-- BEGIN --

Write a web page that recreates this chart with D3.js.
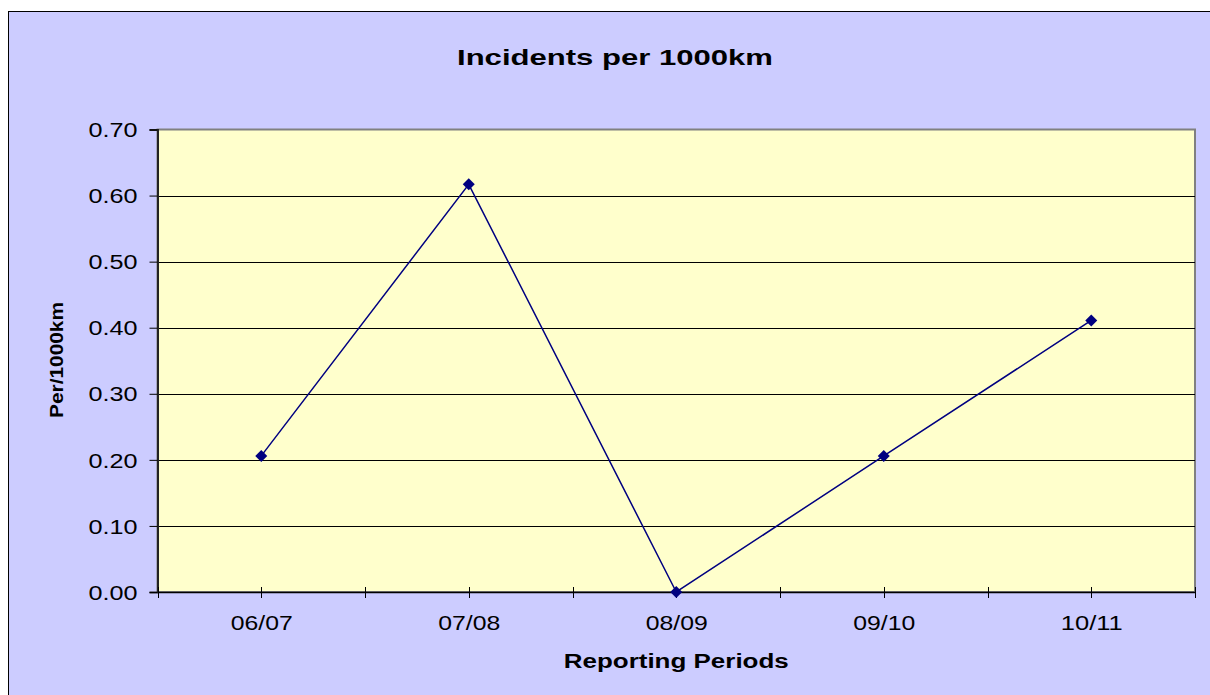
<!DOCTYPE html>
<html>
<head>
<meta charset="utf-8">
<script src="https://cdn.jsdelivr.net/npm/d3@7"></script>
<style>
  body { margin: 0; background: #fff; }
  svg { display: block; font-family: "Liberation Sans", Arial, sans-serif; }
</style>
</head>
<body>
<div id="chart"></div>
<script>
// data
var periods = ["06/07", "07/08", "08/09", "09/10", "10/11"];
var incidents = [0.206, 0.617, 0.000, 0.206, 0.411];
var yTicks = [0, 0.1, 0.2, 0.3, 0.4, 0.5, 0.6, 0.7];

var W = 1210, H = 695;
var plot = {left: 157.5, right: 1195, top: 129.5, bottom: 592};

var svg = d3.select("#chart").append("svg")
  .attr("width", W)
  .attr("height", H);

// outer chart area
svg.append("rect")
  .attr("x", 8.5).attr("y", 11.5)
  .attr("width", W + 10).attr("height", H + 10)
  .attr("fill", "#ccccff")
  .attr("stroke", "#000")
  .attr("stroke-width", 1);

var x = d3.scalePoint()
  .domain(periods)
  .range([plot.left, plot.right])
  .padding(0.5);

var y = d3.scaleLinear()
  .domain([0, 0.7])
  .range([plot.bottom, plot.top]);

// plot background
svg.append("rect")
  .attr("x", plot.left).attr("y", plot.top)
  .attr("width", plot.right - plot.left)
  .attr("height", plot.bottom - plot.top)
  .attr("fill", "#ffffcc")
  .attr("stroke", "#808080")
  .attr("stroke-width", 2);

// gridlines
svg.selectAll(".grid")
  .data(yTicks.slice(1, -1))
  .enter().append("line")
  .attr("class", "grid")
  .attr("x1", plot.left).attr("x2", plot.right)
  .attr("y1", function(d) { return Math.round(y(d)) + 0.5; })
  .attr("y2", function(d) { return Math.round(y(d)) + 0.5; })
  .attr("stroke", "#000")
  .attr("stroke-width", 1);

// y axis
var yAxis = d3.axisLeft(y)
  .tickValues(yTicks)
  .tickFormat(d3.format(".2f"))
  .tickSize(8)
  .tickPadding(12);

var gy = svg.append("g")
  .attr("transform", "translate(" + plot.left + ",0)")
  .call(yAxis);
gy.select(".domain").attr("stroke", "#222").attr("stroke-width", 2);
gy.selectAll(".tick line").attr("stroke", "#000");
gy.selectAll("text")
  .attr("fill", "#000")
  .style("font-size", "20px")
  .attr("textLength", 49)
  .attr("lengthAdjust", "spacingAndGlyphs")
  .attr("dy", "0.36em");

// x axis (category labels at centres)
var xAxis = d3.axisBottom(x).tickSize(0).tickPadding(23);
var gx = svg.append("g")
  .attr("transform", "translate(0," + plot.bottom + ")")
  .call(xAxis);
gx.select(".domain").attr("stroke", "#000").attr("stroke-width", 1.5);
gx.selectAll("text")
  .attr("fill", "#000")
  .style("font-size", "21px")
  .attr("textLength", 62)
  .attr("lengthAdjust", "spacingAndGlyphs");

// tick marks at category centres and boundaries
var step = x.step();
var tickPos = [];
periods.forEach(function(p, i) {
  tickPos.push(x(p) - step / 2);
  tickPos.push(x(p));
});
tickPos.push(x(periods[periods.length - 1]) + step / 2);
svg.selectAll(".xtick")
  .data(tickPos)
  .enter().append("line")
  .attr("class", "xtick")
  .attr("x1", function(d) { return Math.round(d) + 0.5; })
  .attr("x2", function(d) { return Math.round(d) + 0.5; })
  .attr("y1", plot.bottom - 5)
  .attr("y2", plot.bottom + 6)
  .attr("stroke", "#000")
  .attr("stroke-width", 1);

// series line
var line = d3.line()
  .x(function(d, i) { return x(periods[i]); })
  .y(function(d) { return y(d); });

svg.append("path")
  .datum(incidents)
  .attr("d", line)
  .attr("fill", "none")
  .attr("stroke", "#000080")
  .attr("stroke-width", 1.5);

svg.selectAll(".marker")
  .data(incidents)
  .enter().append("path")
  .attr("class", "marker")
  .attr("d", d3.symbol().type(d3.symbolSquare).size(72))
  .attr("transform", function(d, i) {
    return "translate(" + x(periods[i]) + "," + y(d) + ") rotate(45)";
  })
  .attr("fill", "#000080");

// titles
svg.append("text")
  .attr("x", 615).attr("y", 65)
  .attr("text-anchor", "middle")
  .style("font-weight", "bold")
  .style("font-size", "22px")
  .attr("textLength", 316)
  .attr("lengthAdjust", "spacingAndGlyphs")
  .text("Incidents per 1000km");

svg.append("text")
  .attr("x", (plot.left + plot.right) / 2).attr("y", 668)
  .attr("text-anchor", "middle")
  .style("font-weight", "bold")
  .style("font-size", "20px")
  .attr("textLength", 225)
  .attr("lengthAdjust", "spacingAndGlyphs")
  .text("Reporting Periods");

svg.append("text")
  .attr("transform", "translate(63,360) rotate(-90)")
  .attr("text-anchor", "middle")
  .style("font-weight", "bold")
  .style("font-size", "19px")
  .attr("textLength", 116)
  .attr("lengthAdjust", "spacingAndGlyphs")
  .text("Per/1000km");
</script>
</body>
</html>
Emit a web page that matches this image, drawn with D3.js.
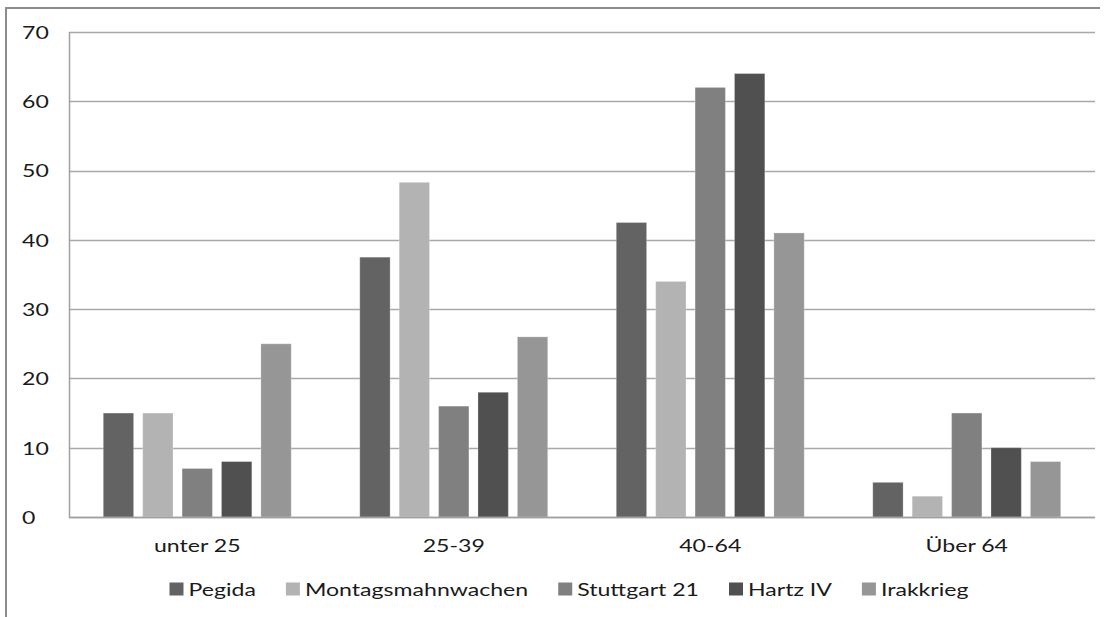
<!DOCTYPE html>
<html>
<head>
<meta charset="utf-8">
<script src="https://cdn.jsdelivr.net/npm/d3@7"></script>
<style>
  html, body { margin: 0; padding: 0; background: #fff; }
  svg { display: block; }
  text { font-family: Lato, "Open Sans", sans-serif; fill: #1a1a1a; }
</style>
</head>
<body>
<svg id="chart" width="1109" height="617"></svg>
<script>
const categories = ["unter 25", "25-39", "40-64", "Über 64"];
const seriesNames = ["Pegida", "Montagsmahnwachen", "Stuttgart 21", "Hartz IV", "Irakkrieg"];
const pegida = [15, 37.5, 42.5, 5];
const montagsmahnwachen = [15, 48.3, 34, 3];
const stuttgart21 = [7, 16, 62, 15];
const hartz4 = [8, 18, 64, 10];
const irakkrieg = [25, 26, 41, 8];
const yTicks = [0, 10, 20, 30, 40, 50, 60, 70];
const seriesColors = ["#636363", "#b3b3b3", "#808080", "#505050", "#969696"];

const seriesValues = [pegida, montagsmahnwachen, stuttgart21, hartz4, irakkrieg];
const data = categories.map((c, i) => ({
  cat: c,
  values: seriesNames.map((s, j) => ({ series: s, value: seriesValues[j][i], color: seriesColors[j] }))
}));

const svg = d3.select("#chart");
const SX = 1.32;
const fontSize = 17.5;

// frame
svg.append("line").attr("x1", 6).attr("x2", 6).attr("y1", 7).attr("y2", 617)
  .attr("stroke", "#8c8c8c").attr("stroke-width", 2);
svg.append("line").attr("x1", 6).attr("x2", 1100).attr("y1", 8).attr("y2", 8)
  .attr("stroke", "#8c8c8c").attr("stroke-width", 2);

const plotLeft = 69, plotRight = 1095, plotTop = 32, plotBottom = 517;

const x0 = d3.scaleBand().domain(categories).range([plotLeft, plotRight]).padding(0);
const x1 = d3.scaleBand().domain(seriesNames).range([0, x0.bandwidth()])
  .paddingInner(0.23).paddingOuter(0.87);
const y = d3.scaleLinear().domain([0, 70]).range([plotBottom, plotTop]);

// gridlines
svg.append("g").selectAll("line").data(yTicks).join("line")
  .attr("x1", plotLeft).attr("x2", plotRight)
  .attr("y1", d => Math.round(y(d)) + 0.5).attr("y2", d => Math.round(y(d)) + 0.5)
  .attr("stroke", "#a8a8a8").attr("stroke-width", 1.5);

// y axis line
svg.append("line").attr("x1", plotLeft + 0.5).attr("x2", plotLeft + 0.5)
  .attr("y1", plotTop).attr("y2", plotBottom + 1)
  .attr("stroke", "#a0a0a0").attr("stroke-width", 1.5);

// bars
const groups = svg.append("g").selectAll("g").data(data).join("g")
  .attr("transform", d => `translate(${x0(d.cat)},0)`);
groups.selectAll("rect").data(d => d.values).join("rect")
  .attr("x", d => x1(d.series))
  .attr("width", x1.bandwidth())
  .attr("y", d => y(d.value))
  .attr("height", d => y(0) - y(d.value))
  .attr("fill", d => d.color)
  .attr("stroke", "rgba(255,255,255,0.25)")
  .attr("stroke-width", 1);

// baseline
svg.append("line").attr("x1", plotLeft).attr("x2", plotRight)
  .attr("y1", plotBottom + 0.5).attr("y2", plotBottom + 0.5)
  .attr("stroke", "#a0a0a0").attr("stroke-width", 1.5);

// y tick labels (left aligned)
svg.append("g").selectAll("g").data(yTicks).join("g")
  .attr("transform", d => `translate(22,${y(d)}) scale(${SX},1)`)
  .append("text")
  .attr("font-size", fontSize)
  .attr("dominant-baseline", "central")
  .text(d => d);

// category labels
svg.append("g").selectAll("g").data(categories).join("g")
  .attr("transform", d => `translate(${x0(d) + x0.bandwidth() / 2},545) scale(${SX},1)`)
  .append("text")
  .attr("font-size", fontSize)
  .attr("text-anchor", "middle")
  .attr("dominant-baseline", "central")
  .text(d => d);

// legend
const legend = svg.append("g");
const items = legend.selectAll("g").data(seriesNames).join("g");
items.append("rect").attr("width", 14).attr("height", 13).attr("y", -6.5)
  .attr("fill", (d, i) => seriesColors[i]);
items.append("g").attr("transform", `translate(19,0) scale(${SX},1)`)
  .append("text").attr("font-size", fontSize).attr("dominant-baseline", "central")
  .text(d => d);
const gap = 30;
let cx = 0;
const positions = [];
items.each(function (d) {
  const w = d3.select(this).select("text").node().getComputedTextLength() * SX;
  positions.push(cx);
  cx += 19 + w + gap;
});
const totalW = cx - gap;
const startX = 569 - totalW / 2;
items.attr("transform", (d, i) => `translate(${startX + positions[i]},589)`);
</script>
</body>
</html>
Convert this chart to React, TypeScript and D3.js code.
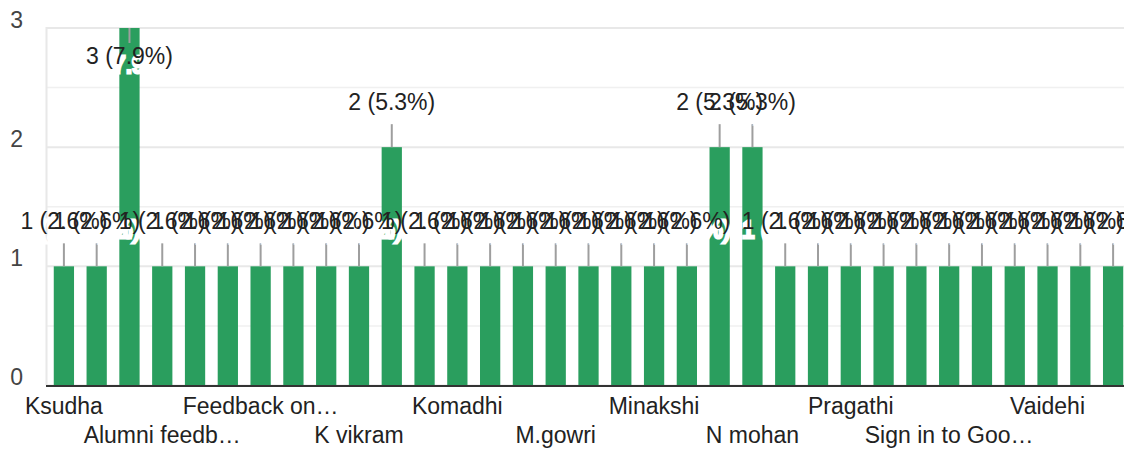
import React from "react";
import * as d3 from "d3";

const categories: string[] = [
  "Ksudha", "Abinaya", "Akila", "Alumni feedb…", "Anitha", "Deepa",
  "Feedback on…", "Gayathri", "Indhu", "K vikram", "Kalai", "Kavitha",
  "Komadhi", "Lakshmi", "Latha", "M.gowri", "Malathi", "Meena",
  "Minakshi", "Mohana", "Murugan", "N mohan", "Nandhini", "Padma",
  "Pragathi", "Priya", "Revathi", "Sign in to Goo…", "Sudha", "Uma",
  "Vaidehi", "Vasuki", "Vidhya",
];
const counts: number[] = [
  1, 1, 3, 1, 1, 1, 1, 1, 1, 1, 2, 1, 1, 1, 1, 1, 1, 1, 1, 1, 2, 2, 1, 1, 1, 1, 1, 1, 1, 1, 1, 1, 1,
];
const yTicks: number[] = [0, 1, 2, 3];
const yMinorTicks: number[] = [0.5, 1.5, 2.5];

const W = 1124;
const H = 452;
const FONT = "Arial, 'Liberation Sans', sans-serif";
const GREEN = "#2a9e5e";

export default function App() {
  const total = d3.sum(counts);
  const x = d3
    .scaleBand<string>()
    .domain(categories)
    .range([47.5, 1129.5])
    .paddingInner(0.382)
    .paddingOuter(0.191);
  const y = d3.scaleLinear().domain([0, 3]).range([385.5, 28]);
  const maxV = d3.max(counts) as number;

  const ann = categories.map((c, i) => {
    const v = counts[i];
    const cx = (x(c) as number) + x.bandwidth() / 2;
    const top = y(v);
    const inside = v === maxV;
    const stemEnd = inside ? top + 15 : top - 23;
    const base = inside ? top + 36 : top - 37;
    const label = `${v} (${((v / total) * 100).toFixed(1)}%)`;
    return { cx, top, stemEnd, base, label };
  });

  return (
    <svg
      width={W}
      height={H}
      style={{ position: "absolute", left: 0, top: 0, background: "#fff" }}
      fontFamily={FONT}
    >
      <rect x={0} y={0} width={W} height={H} fill="#fff" />
      {yMinorTicks.map((t) => (
        <line key={"m" + t} x1={46} x2={W} y1={y(t)} y2={y(t)} stroke="#f0f0f0" strokeWidth={1.5} />
      ))}
      {yTicks.map((t) => (
        <line key={"g" + t} x1={46} x2={W} y1={y(t)} y2={y(t)} stroke="#e8e8e8" strokeWidth={2} />
      ))}
      <line x1={46.5} x2={46.5} y1={27} y2={385} stroke="#e8e8e8" strokeWidth={2} />
      {categories.map((c, i) => (
        <rect
          key={"b" + c}
          x={x(c)}
          y={y(counts[i])}
          width={x.bandwidth()}
          height={y(0) - y(counts[i])}
          fill={GREEN}
        />
      ))}
      {ann.map((a, i) => (
        <line key={"s" + i} x1={a.cx} x2={a.cx} y1={a.top} y2={a.stemEnd} stroke="#9e9e9e" strokeWidth={2} />
      ))}
      <g fontSize={23} textAnchor="middle">
        {ann.map((a, i) => (
          <text key={"h" + i} x={a.cx} y={a.base + 9} fill="#fff" stroke="#fff" strokeWidth={3}>
            {a.label}
          </text>
        ))}
      </g>
      <g fontSize={23} textAnchor="middle" fill="#222">
        {ann.map((a, i) => (
          <text key={"t" + i} x={a.cx} y={a.base}>
            {a.label}
          </text>
        ))}
      </g>
      <line x1={46} x2={W} y1={386} y2={386} stroke="#333" strokeWidth={2} />
      <g fontSize={23} textAnchor="end" fill="#444">
        {yTicks.map((t) => (
          <text key={"y" + t} x={23} y={y(t) - 0.5}>
            {t}
          </text>
        ))}
      </g>
      <g fontSize={23} textAnchor="middle" fill="#222">
        {categories.map((c, i) =>
          i % 3 === 0 ? (
            <text
              key={"c" + c}
              x={(x(c) as number) + x.bandwidth() / 2}
              y={(i / 3) % 2 === 0 ? 414 : 443}
            >
              {c}
            </text>
          ) : null
        )}
      </g>
    </svg>
  );
}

-- END --

Give again, word for word, only the lines starting at the line with "Convert this chart" and ending at the line with "const maxV = d3.max(counts) as number;", keeping both end lines; pictures stay out.

Convert this chart to React, TypeScript and D3.js code.
import React from "react";
import * as d3 from "d3";

const categories: string[] = [
  "Ksudha", "Abinaya", "Akila", "Alumni feedb…", "Anitha", "Deepa",
  "Feedback on…", "Gayathri", "Indhu", "K vikram", "Kalai", "Kavitha",
  "Komadhi", "Lakshmi", "Latha", "M.gowri", "Malathi", "Meena",
  "Minakshi", "Mohana", "Murugan", "N mohan", "Nandhini", "Padma",
  "Pragathi", "Priya", "Revathi", "Sign in to Goo…", "Sudha", "Uma",
  "Vaidehi", "Vasuki", "Vidhya",
];
const counts: number[] = [
  1, 1, 3, 1, 1, 1, 1, 1, 1, 1, 2, 1, 1, 1, 1, 1, 1, 1, 1, 1, 2, 2, 1, 1, 1, 1, 1, 1, 1, 1, 1, 1, 1,
];
const yTicks: number[] = [0, 1, 2, 3];
const yMinorTicks: number[] = [0.5, 1.5, 2.5];

const W = 1124;
const H = 452;
const FONT = "Arial, 'Liberation Sans', sans-serif";
const GREEN = "#2a9e5e";

export default function App() {
  const total = d3.sum(counts);
  const x = d3
    .scaleBand<string>()
    .domain(categories)
    .range([47.5, 1129.5])
    .paddingInner(0.382)
    .paddingOuter(0.191);
  const y = d3.scaleLinear().domain([0, 3]).range([385.5, 28]);
  const maxV = d3.max(counts) as number;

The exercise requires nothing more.